The kind of food fight going on in kitchens and restaurants at some of the nation's top hotels doesn't necessarily involve projectile pies or airborne ambrosia.
What's being tossed around instead are big names. Or rather, Big Names - chefs who merit uppercase billing because of their celebrity status. We're living in an age when TV's Food Network has garnered almost as many culinary groupies as The Beatles once had, and chefs like Emeril and Wolfgang don't need surnames to be clearly identified as kitchen superstars.
And it seems guests, whether they are foodies or non-foodies, are eating it all up, voraciously.
In Philadelphia, the appetite for a good chef was filled some years ago by Jim Coleman at the Rittenhouse Hotel. As executive chef, Coleman's five-year tenure was very hands-on, said David G. Benton, vice president and general manager of the hotel.
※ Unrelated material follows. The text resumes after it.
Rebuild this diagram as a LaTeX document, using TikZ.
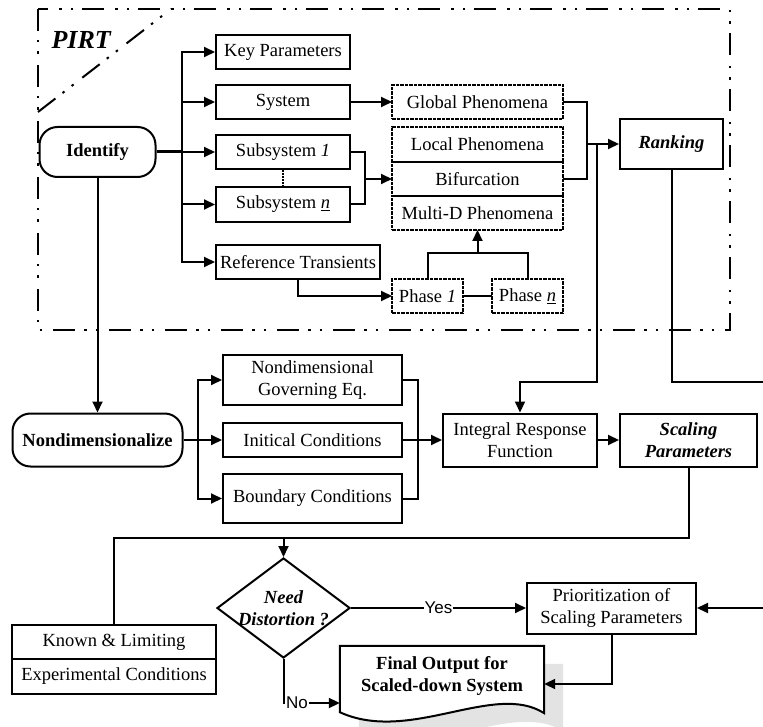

Coleman's profile rose faster than a souffl?. He was soon hosting, "A Chef's Table," on Philadelphia public radio station WHYY, and became part of the PBS TV series, "The Flavors of America."
Closer to his home kitchen, Coleman kept up the hotel's honored tradition of the Chef's Table and made it even more theatrical, he said, particularly for Sunday brunch, which serves about 150 most of the year and about 300 on holidays.
"Our Sunday brunch is in the kitchen, about half of it anyway. So it is pretty interesting, with half the food in the dining room and half the entrees and a chocolate fountain in the kitchen," Benton said. "It gives guests a chance to interact with the chefs and cooks and see the preparation going on. It is like going backstage at the theater. It is a little big magical."
That sense of theater extended into the dining room "where people would recognize him," Benton said. "He had a very distinctive voice, and was a very gregarious fellow. People got a thrill interactive with him, asking questions and even commenting about some of his shows."
Not only were people thrilled to be interacting with a real celebrity but they got to eat some of the food he cooked. The hotel also got a chance to give copies of Coleman's books to VIP guests.
Coleman has since moved on, and is corporate chef at Normandy Farm Hotel & Conference Center in Pennsylvania.
But having a high profile chef at a hotel isn't a simple matter of having extra flavor and personality in and out of the kitchen. There have been social and economic forces driving the demand, and it's created an important turnaround in numerous hotel kitchens, from the St. Regis brand to the Ritz-Carlton.